The Company believes Mr. Campbell’s business development experience combined with his background in U.S. Government will contribute to Company’s market penetration strategy of focusing on the government sector.

Code of Ethics
 
The Company has adopted a Code of Ethics applicable to its executives, including the principal executive officer, principal financial officer, and principal accounting officer, as defined by applicable rules of the SEC. The Company will promptly deliver free of charge, upon request, a copy the Code of Ethics to any stockholder requesting a copy.
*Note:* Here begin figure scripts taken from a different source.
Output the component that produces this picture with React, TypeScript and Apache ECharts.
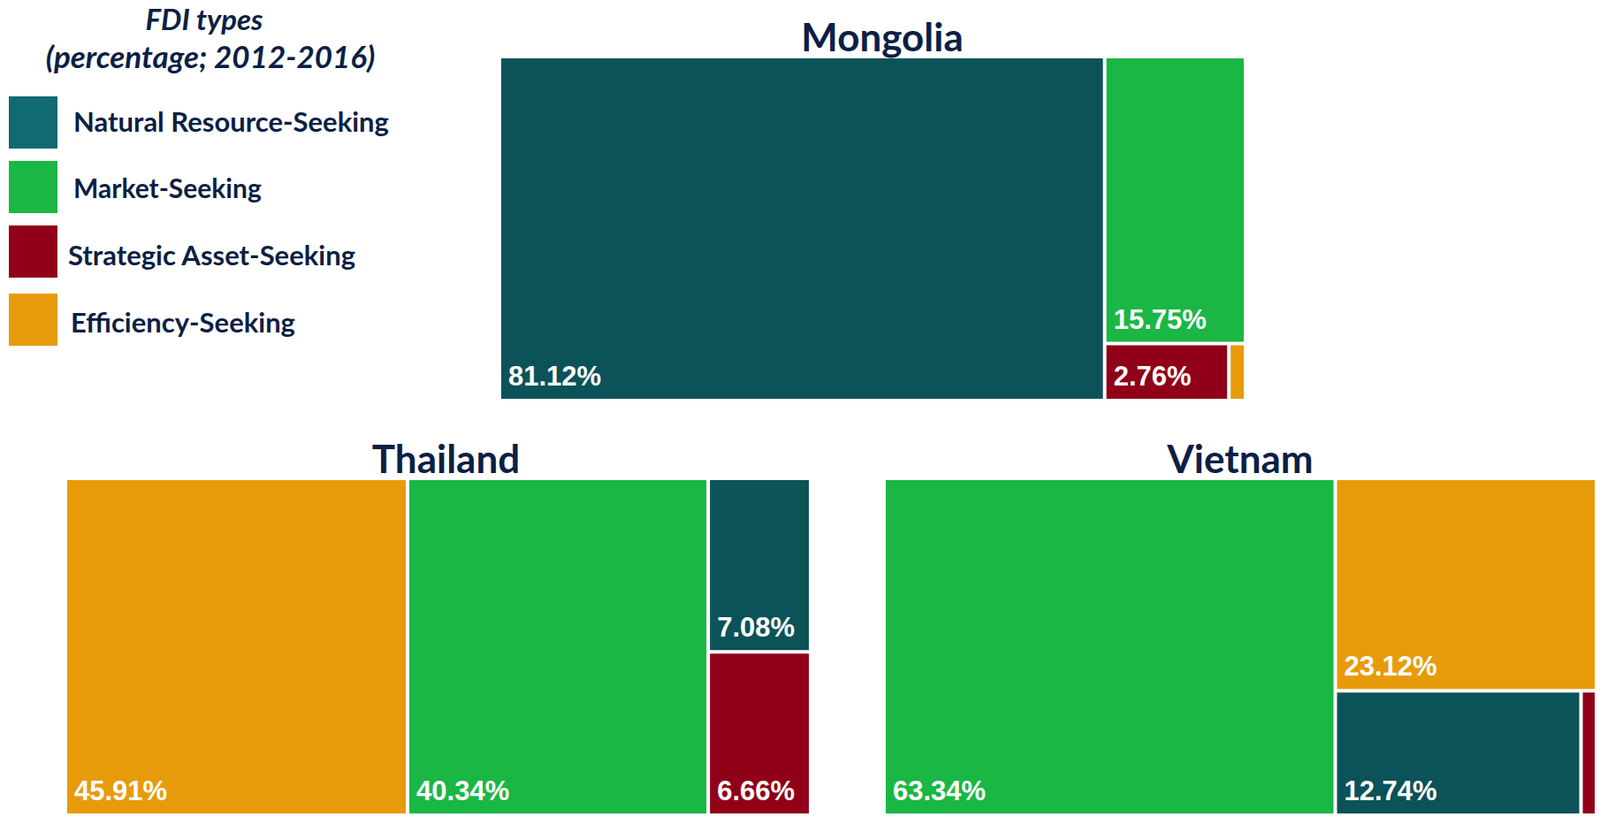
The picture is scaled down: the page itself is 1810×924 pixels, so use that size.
import React, { useEffect, useRef } from 'react';
import * as echarts from 'echarts';

// ---- data ----
const categories = ['Natural Resource-Seeking', 'Market-Seeking', 'Strategic Asset-Seeking', 'Efficiency-Seeking'];
const countries = ['Mongolia', 'Thailand', 'Vietnam'];
const mongoliaValues = [81.12, 15.75, 2.76, 0.37];
const thailandValues = [7.08, 40.34, 6.66, 45.91];
const vietnamValues = [12.74, 63.34, 0.8, 23.12];
const legendTitleLines = ['FDI types', '(percentage; 2012-2016)'];

// ---- styles ----
const cellColors = ['#0b5259', '#1ab744', '#900018', '#e79b0b'];
const legendColors = ['#0f6a72', '#1ab744', '#900018', '#e79b0b'];
const navy = '#0c1f45';

const boxes = [
  { left: 567, top: 66, width: 840, height: 385 },
  { left: 76, top: 543, width: 839, height: 377 },
  { left: 1002, top: 543, width: 802, height: 377 },
];
const titleDx = [11, 9, 0];
const legendSwatchY = [109, 182, 255, 332];
const legendTextX = [83, 83, 77, 80];
const legendTextY = [137, 212, 288, 364];
const legendTextSize = [31, 30, 31, 31];

export default function App() {
  const ref = useRef<HTMLDivElement>(null);
  useEffect(() => {
    if (!ref.current) return;
    const chart = echarts.init(ref.current, undefined, { renderer: 'svg' });
    const allValues = [mongoliaValues, thailandValues, vietnamValues];

    const series = countries.map((country, ci) => ({
      type: 'treemap',
      name: country,
      left: boxes[ci].left,
      top: boxes[ci].top,
      width: boxes[ci].width,
      height: boxes[ci].height,
      roam: false,
      nodeClick: false,
      silent: true,
      breadcrumb: { show: false },
      itemStyle: { gapWidth: 4, borderWidth: 0, borderColor: '#fff' },
      levels: [{ itemStyle: { gapWidth: 4, borderWidth: 0, borderColor: '#fff' } }],
      label: {
        show: true,
        position: 'insideBottomLeft',
        distance: 0,
        padding: [0, 0, 10, 8],
        color: '#fff',
        fontFamily: 'Liberation Sans, Arial, sans-serif',
        fontWeight: 'bold',
        fontSize: 31,
        formatter: (p: any) => (p.value < 1 ? '' : p.value.toFixed(2) + '%'),
      },
      upperLabel: { show: false },
      data: categories.map((c, i) => ({
        name: c,
        value: allValues[ci][i],
        itemStyle: { color: cellColors[i] },
      })),
    }));

    const graphic: any[] = [];
    countries.forEach((country, ci) => {
      graphic.push({
        type: 'text',
        x: boxes[ci].left + boxes[ci].width / 2 + titleDx[ci],
        y: boxes[ci].top - 25,
        style: {
          text: country,
          fill: navy,
          font: 'bold 44px Lato, sans-serif',
          textAlign: 'center',
          textVerticalAlign: 'middle',
        },
      });
    });
    legendTitleLines.forEach((t, i) => {
      graphic.push({
        type: 'text',
        x: i === 0 ? 231 : 238,
        y: i === 0 ? 21 : 63,
        style: {
          text: t,
          fill: navy,
          font: i === 0 ? 'italic bold 33px Lato, sans-serif' : 'italic bold 35px Lato, sans-serif',
          textAlign: 'center',
          textVerticalAlign: 'middle',
        },
      });
    });
    categories.forEach((c, i) => {
      graphic.push({
        type: 'rect',
        shape: { x: 10, y: legendSwatchY[i], width: 55, height: 59 },
        style: { fill: legendColors[i] },
      });
      graphic.push({
        type: 'text',
        x: legendTextX[i],
        y: legendTextY[i],
        style: {
          text: c,
          fill: navy,
          font: 'bold ' + legendTextSize[i] + 'px Lato, sans-serif',
          textAlign: 'left',
          textVerticalAlign: 'middle',
        },
      });
    });

    chart.setOption({
      animation: false,
      backgroundColor: '#fff',
      series,
      graphic,
    } as any);
    return () => chart.dispose();
  }, []);
  return <div ref={ref} style={{ position: 'fixed', left: 0, top: 0, width: 1810, height: 924 }} />;
}
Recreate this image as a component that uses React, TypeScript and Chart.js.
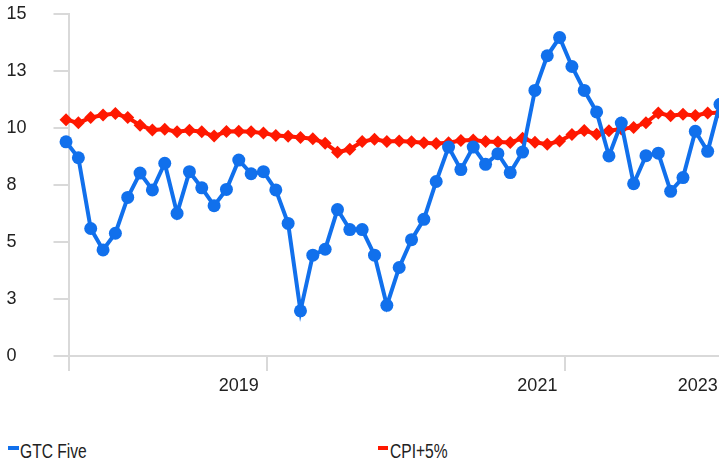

Requests should be directed to the Company’s Chief Financial Officer at 5400 Trinity Rd, Suite 208, Raleigh, NC, 27607.  If the Company makes any amendments to the Code of Ethics other than technical, administrative, or other non-substantive amendments, or grants any waivers, including implicit waivers, from a provision of the Code of Ethics to the Company’s Chief Executive Officer, Chief Financial Officer, or certain other finance executives, the Company will disclose the nature of the amendment or waiver, its effective date, and to whom it applies in a Current Report on Form 8-K.
 
Board Composition and Independence of Directors
 
The size of the Board is currently fixed at four members.  The Board believes that the current number of directors is appropriate at this time; however, the Board will consider adding members in the future with additional skills and professional connections that will be of benefit to the Company.
 
The Company’s stock is currently quoted on the OTC Bulletin Board, or OTCBB. The OTCBB does not have rules regarding director independence. Accordingly, the Company determined that the NASDAQ Stock Market, or Nasdaq, independence requirements are an appropriate standard to determine director independence.
 
The position of Chairman of the Board is currently held by Amir Elbaz, who is also the Company’s Chief Executive Officer.  Nasdaq listing requirements mandate that a majority of the members of a listed company’s board of directors be “independent directors” as defined under Nasdaq Stock Market Rule 5605. Although not currently required, the Board has determined that three of the present directors — Messrs. Elia, Campbell and Shviki — are “independent directors” within the meaning of Nasdaq Marketplace Rules. The Board believes this current leadership structure provides effective and clear leadership for the Company.

 
4

 
 
Section 16(a) Beneficial Ownership Reporting Compliance
 
The members of the Board, its executive officers, and persons who hold more than 10% of the Company’s outstanding shares of common stock, $0.001 par value per share, or common stock, are subject to the reporting requirements of Section 16(a) of the Securities Exchange Act of 1934, as amended, or the Exchange Act, which requires them to file reports with respect to their ownership of the Company’s common stock and their transactions in such common stock. Based upon the Company’s review of the Section 16(a) reports in its records for fiscal year 2013 transactions in the Company’s common stock, the Company believes that all reporting requirements under Section 16(a) for fiscal year 2013 were met in a timely manner by its directors, executive officers, and greater than 10% beneficial owners, except that (1) Bob Dieterle, Senior Vice President and General Manager of the Company, has not filed a Form 3 in respect of his role as an executive officer of the Company, due to the fact that the Board and Mr. Dieterle recently determined that Mr. Dieterle functions as an executive officer of the Company pursuant to Rule 3b-7 of the Exchange Act and (2) Union Bancaire Privée, or UBP, has not filed a Form 3 or any subsequent reports in respect of its ownership of $10,877,180 in principal amount of the Company’s Convertible Secured Subordinated Promissory Notes due November 14, 2016, or Notes, as of December 31, 2013, which Notes may be converted into shares of the Company’s common stock by UBP at any time upon notice.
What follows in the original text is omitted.